Dat blijkt moeilijk, want veel leerkrachten voelen zich daar ongemakkelijk bij. Dat vraagt dan ook veel meer vaardigheid van leerkrachten, aldus Jan Willem Chevalking. “Maar dat krijgen we op de pabo niet voor elkaar met die paar lessen die we daarvoor hebben.” Ook op het gebied van toetsen van gespreksvaardigheid valt voor leerkrachten nog veel te leren, vult Amy Klipp aan. “Dat zit nu nog niet in de opleiding en de kennisbasis van de pabo.”

Leerlingprestaties

Gespreksvaardigheid is belangrijk, maar behaalde niveaus stellen teleur

Tijdens de veldraadpleging met experts voorafgaand aan het peilingsonderzoek werd gespreksvaardigheid als belangrijkste te toetsen domein aangemerkt. Uit de resultaten blijkt dat leerlingen voor gespreksvaardigheid gemiddeld A1-niveau behalen; 31 procent van de leerlingen behaalt dit niveau niet. Eibo- en vvto-leerlingen verschillen niet van elkaar in hun gemiddelde prestatie en de behaalde ERK-niveaus.

De focusgroep is van mening dat het niveau van gespreksvaardigheid omhoog moet gezien de focus die op communicatie zou moeten liggen. Ze heeft ook ideeën voor de wijze waarop het niveau misschien omhoog gebracht kan worden. Facilitering van gespreksvaardigheid is belangrijk, niet alleen door meer aandacht hiervoor in methoden, maar ook door er meer lestijd voor uit te trekken en de (taal)vaardigheid van de leerkracht te vergroten. De kwaliteit van het onderwijs is van meer belang dan de kwantiteit.

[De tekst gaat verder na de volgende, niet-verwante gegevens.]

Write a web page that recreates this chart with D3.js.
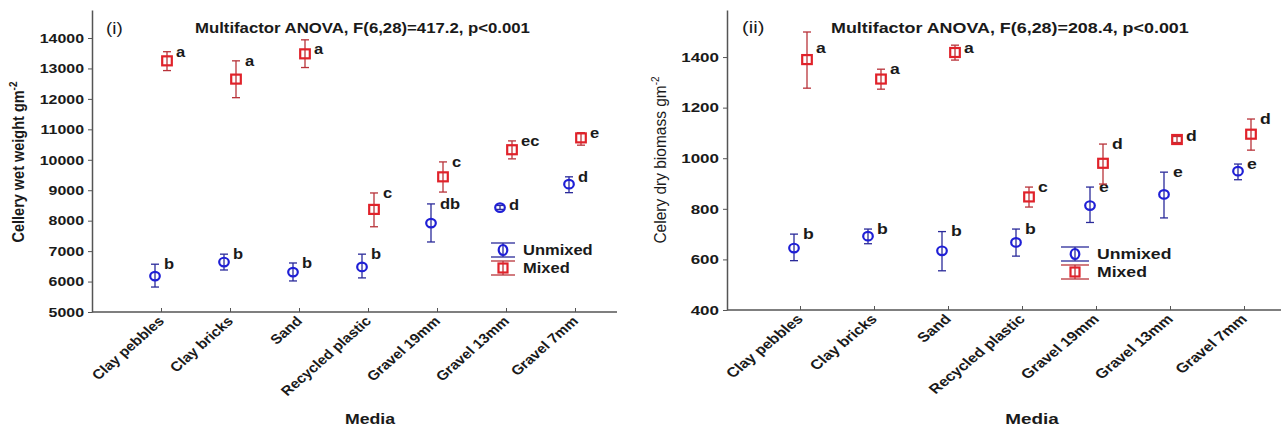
<!DOCTYPE html>
<html>
<head>
<meta charset="utf-8">
<script src="https://cdn.jsdelivr.net/npm/d3@7"></script>
<style>
  body { margin: 0; background: #fff; }
  svg { display: block; font-family: "Liberation Sans", Arial, sans-serif; }
</style>
</head>
<body>
<svg id="chart" width="1282" height="428"></svg>
<script>
// DATA (mean, low, high)
const media = ["Clay pebbles", "Clay bricks", "Sand", "Recycled plastic", "Gravel 19mm", "Gravel 13mm", "Gravel 7mm"];

const wetUnmixed = [[6180, 5820, 6570], [6640, 6380, 6900], [6310, 6020, 6610], [6480, 6120, 6900],
                    [7920, 7300, 8550], [8430, 8370, 8500], [9200, 8920, 9440]];
const wetMixed   = [[13250, 12930, 13550], [12650, 12040, 13250], [13480, 13030, 13940], [8370, 7800, 8910],
                    [9440, 8940, 9930], [10330, 10030, 10620], [10720, 10480, 10890]];
const wetUnmixedLetters = ["b", "b", "b", "b", "db", "d", "d"];
const wetMixedLetters   = ["a", "a", "a", "c", "c", "ec", "e"];
const wetTicks = [5000, 6000, 7000, 8000, 9000, 10000, 11000, 12000, 13000, 14000];

const dryUnmixed = [[645, 595, 700], [692, 662, 720], [634, 555, 710], [667, 613, 720],
                    [813, 746, 886], [857, 764, 945], [949, 915, 977]];
const dryMixed   = [[1390, 1277, 1499], [1313, 1273, 1352], [1418, 1388, 1447], [847, 807, 886],
                    [980, 898, 1056], [1074, 1062, 1086], [1095, 1032, 1155]];
const dryUnmixedLetters = ["b", "b", "b", "b", "e", "e", "e"];
const dryMixedLetters   = ["a", "a", "a", "c", "d", "d", "d"];
const dryTicks = [400, 600, 800, 1000, 1200, 1400];

const seriesNames = ["Unmixed", "Mixed"];

// STYLE
const _color = {
  axis: "#555",
  text: "#1a1a1a",
  blue: "#1f1fd6",
  blueBar: "#2a2a9a",
  red: "#e0222a",
  redBar: "#b8333a"
};
const _font = '"Liberation Sans", Arial, sans-serif';

const svg = d3.select("#chart");

function drawPanel(opt) {
  const g = svg.append("g");
  const sx = opt.sx;

  const x = d3.scalePoint().domain(media).range(opt.xRange);
  const y = d3.scaleLinear().domain(opt.yDomain).range([opt.yBottom, opt.yTop]);

  // y axis
  const yAxis = g.append("g")
      .attr("transform", `translate(${opt.xAxis[0]},0)`)
      .call(d3.axisLeft(y).tickValues(opt.ticks).tickFormat(d3.format("d")).tickSizeInner(4).tickSizeOuter(0));
  yAxis.select(".domain").attr("stroke", _color.axis).attr("stroke-width", 1.5);
  yAxis.selectAll(".tick line").attr("stroke", _color.axis);
  yAxis.selectAll(".tick text")
      .attr("x", null)
      .attr("transform", `translate(-8,0) scale(${sx},1)`)
      .attr("font-family", _font)
      .attr("font-size", 13.5)
      .attr("font-weight", "bold")
      .attr("fill", _color.text);

  // x axis
  const xAxis = g.append("g")
      .attr("transform", `translate(0,${opt.yBottom})`)
      .call(d3.axisBottom(x).tickSizeInner(-4).tickSizeOuter(0).tickFormat(""));
  xAxis.select(".domain").remove();
  xAxis.selectAll(".tick line").attr("stroke", _color.axis);
  g.append("line")
      .attr("x1", opt.xAxis[0]).attr("x2", opt.xAxis[1])
      .attr("y1", opt.yBottom).attr("y2", opt.yBottom)
      .attr("stroke", _color.axis).attr("stroke-width", 1.5);

  g.selectAll("text.cat")
    .data(media)
    .enter()
    .append("text")
      .attr("class", "cat")
      .attr("transform", d => `translate(${x(d) + 4},${opt.yBottom + 10}) scale(${sx * 0.96},1) rotate(-45)`)
      .attr("text-anchor", "end")
      .attr("font-size", 13.5)
      .attr("font-weight", "bold")
      .attr("fill", _color.text)
      .text(d => d);

  // series
  const series = [
    {vals: opt.unmixed, letters: opt.unmixedLetters, dx: -6, shape: "circle", col: _color.blue, bar: _color.blueBar},
    {vals: opt.mixed, letters: opt.mixedLetters, dx: opt.mixedDx, shape: "square", col: _color.red, bar: _color.redBar}
  ];

  series.forEach(s => {
    const pts = g.append("g").selectAll("g")
      .data(s.vals.map((v, i) => ({cat: media[i], mean: v[0], lo: v[1], hi: v[2], letter: s.letters[i]})))
      .enter()
      .append("g")
        .attr("transform", d => `translate(${x(d.cat) + s.dx},0)`);

    pts.append("line")
        .attr("x1", 0).attr("x2", 0)
        .attr("y1", d => y(d.lo)).attr("y2", d => y(d.hi))
        .attr("stroke", s.bar).attr("stroke-width", 1.3);
    pts.append("line")
        .attr("x1", -4).attr("x2", 4)
        .attr("y1", d => y(d.lo)).attr("y2", d => y(d.lo))
        .attr("stroke", s.bar).attr("stroke-width", 1.3);
    pts.append("line")
        .attr("x1", -4).attr("x2", 4)
        .attr("y1", d => y(d.hi)).attr("y2", d => y(d.hi))
        .attr("stroke", s.bar).attr("stroke-width", 1.3);

    if (s.shape == "circle") {
      pts.append("ellipse")
          .attr("cx", 0).attr("cy", d => y(d.mean))
          .attr("rx", 4.8).attr("ry", 4.3)
          .attr("fill", "none").attr("stroke", s.col).attr("stroke-width", 2.2);
    } else {
      pts.append("rect")
          .attr("x", -4.8).attr("y", d => y(d.mean) - 4.5)
          .attr("width", 9.6).attr("height", 9)
          .attr("fill", "none").attr("stroke", s.col).attr("stroke-width", 2.2);
    }

    // letters sit at the top of the bar, kept below the title line
    pts.append("text")
        .attr("transform", d => `translate(9,${Math.max(y(d.hi), opt.letterMinY)}) scale(${sx},1)`)
        .attr("dy", "0.35em")
        .attr("font-size", 14)
        .attr("font-weight", "bold")
        .attr("fill", _color.text)
        .text(d => d.letter);
  });

  // legend
  const leg = g.append("g").selectAll("g")
    .data(seriesNames)
    .enter()
    .append("g")
      .attr("transform", (d, i) => `translate(${opt.legend[0]},${opt.legend[1] + i * opt.legendGap})`);
  leg.append("line")
      .attr("x1", 0).attr("x2", 0).attr("y1", -7).attr("y2", 7)
      .attr("stroke", (d, i) => i == 0 ? _color.blueBar : _color.redBar).attr("stroke-width", 1.3);
  leg.append("line")
      .attr("x1", -opt.legendW).attr("x2", opt.legendW).attr("y1", -7).attr("y2", -7)
      .attr("stroke", (d, i) => i == 0 ? _color.blueBar : _color.redBar).attr("stroke-width", 1.3);
  leg.append("line")
      .attr("x1", -opt.legendW).attr("x2", opt.legendW).attr("y1", 7).attr("y2", 7)
      .attr("stroke", (d, i) => i == 0 ? _color.blueBar : _color.redBar).attr("stroke-width", 1.3);
  leg.filter((d, i) => i == 0).append("ellipse")
      .attr("rx", 4.3).attr("ry", 5)
      .attr("fill", "none").attr("stroke", _color.blue).attr("stroke-width", 2.2);
  leg.filter((d, i) => i == 1).append("rect")
      .attr("x", -4.5).attr("y", -4.5).attr("width", 9).attr("height", 9)
      .attr("fill", "none").attr("stroke", _color.red).attr("stroke-width", 2.2);
  leg.append("text")
      .attr("transform", `translate(${opt.legendW + 8},0) scale(${sx},1)`)
      .attr("dy", "0.35em")
      .attr("font-size", 14)
      .attr("font-weight", "bold")
      .attr("fill", _color.text)
      .text(d => d);

  // titles and labels
  g.append("text")
      .attr("transform", `translate(${opt.tag[0]},${opt.tag[1]}) scale(${sx},1)`)
      .attr("font-size", 16)
      .attr("fill", _color.text)
      .text(opt.tagText);
  g.append("text")
      .attr("transform", `translate(${opt.title[0]},${opt.title[1]}) scale(${sx},1)`)
      .attr("font-size", 14.2)
      .attr("font-weight", "bold")
      .attr("fill", _color.text)
      .text(opt.titleText);
  g.append("text")
      .attr("transform", `translate(${opt.media[0]},${opt.media[1]}) scale(${sx},1)`)
      .attr("text-anchor", "middle")
      .attr("font-size", 15)
      .attr("font-weight", "bold")
      .attr("fill", _color.text)
      .text("Media");

  const yl = g.append("text")
      .attr("transform", `translate(${opt.yLabel[0]},${opt.yLabel[1]}) scale(1.12,1) rotate(-90)`)
      .attr("text-anchor", "middle")
      .attr("font-size", opt.yLabelSize)
      .attr("font-weight", opt.yLabelWeight)
      .attr("fill", _color.text);
  yl.append("tspan").text(opt.yLabelText);
  yl.append("tspan").attr("dy", -6).attr("font-size", 10).text("-2");
}

drawPanel({
  sx: 1.18,
  xRange: [161, 575], xAxis: [92, 617], yBottom: 312, yTop: 10, yDomain: [5000, 14920],
  ticks: wetTicks, unmixed: wetUnmixed, mixed: wetMixed, mixedDx: 6, letterMinY: 49,
  unmixedLetters: wetUnmixedLetters, mixedLetters: wetMixedLetters,
  legend: [503, 250], legendGap: 18, legendW: 12,
  tag: [106, 34], tagText: "(i)",
  title: [195, 33], titleText: "Multifactor ANOVA, F(6,28)=417.2, p<0.001",
  media: [370, 424],
  yLabel: [24, 162], yLabelSize: 14.5, yLabelWeight: "bold", yLabelText: "Cellery wet weight gm"
});

drawPanel({
  sx: 1.26,
  xRange: [800, 1244], xAxis: [727, 1281], yBottom: 310, yTop: 10, yDomain: [400, 1586],
  ticks: dryTicks, unmixed: dryUnmixed, mixed: dryMixed, mixedDx: 7, letterMinY: 48,
  unmixedLetters: dryUnmixedLetters, mixedLetters: dryMixedLetters,
  legend: [1075, 254], legendGap: 18, legendW: 14,
  tag: [742, 33], tagText: "(ii)",
  title: [831, 33], titleText: "Multifactor ANOVA, F(6,28)=208.4, p<0.001",
  media: [1032, 424],
  yLabel: [666, 160], yLabelSize: 15.5, yLabelWeight: "normal", yLabelText: "Celery dry biomass gm"
});
</script>
</body>
</html>
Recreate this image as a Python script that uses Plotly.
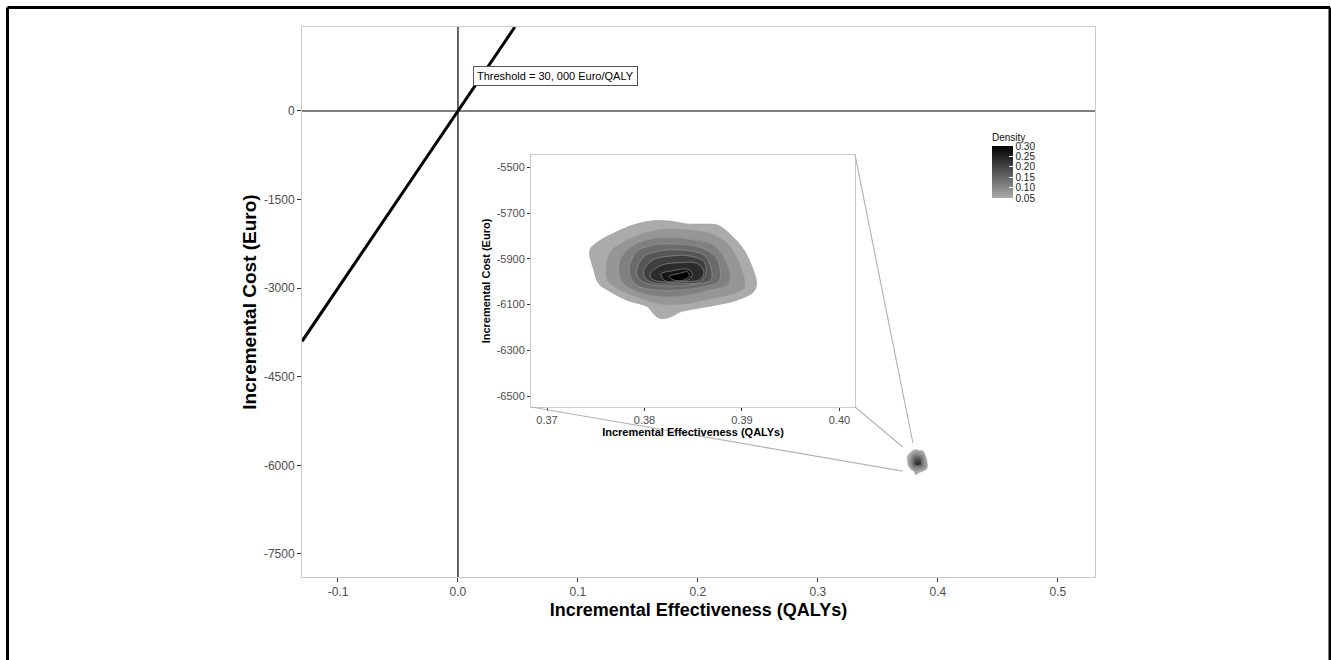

 “Kwaliteit van wat je binnen een domein doet is belangrijk. Dus niet per se wat je doet en hoeveel je doet, maar hoe goed je het doet.”
Gerard Westhoff, emeritus hoogleraar vreemde-talendidactiek, Universiteit Utrecht

Methoden zouden een meer communicatieve aanpak moeten hebben, zegt Janice Wierenga. “Leerlingen zouden daadwerkelijk moeten praten met elkaar. Dit vraagt ook didactische kennis van de leerkracht als het gaat om het geven van onderwijs in vreemde talen.”

Nauwelijks verandering in leerlingprestaties tussen 2012 en 2018

De leerlingprestaties voor woordenschat en spreekvaardigheid verschillen niet tussen 2012 en 2018. Voor lezen en luisteren is er sprake van een (zeer) kleine daling in vaardigheid tussen 2012 en 2018.

Paul Groot geeft aan: “Ik had verwacht dat de toename van het aantal vvto-scholen en de aandacht voor vvto zou hebben geleid tot een stijging in de prestaties.” Toch is deze trend voor de meeste deelnemers niet onverwacht. Er zijn weliswaar meer vvto-scholen, maar dat betekent niet noodzakelijkerwijs dat er ook meer uren Engels gegeven worden, omdat de onderwijstijd op vvto-scholen onderling veel verschilt, zoals ook blijkt uit de resultaten van dit peilingsonderzoek.

Kortom, het feit dat er in 2018 meer vvto-scholen zijn dan in 2012, betekent voor de focusgroep niet dat er vanzelfsprekend ook een toename is in de leerlingprestaties ten opzichte van 2012.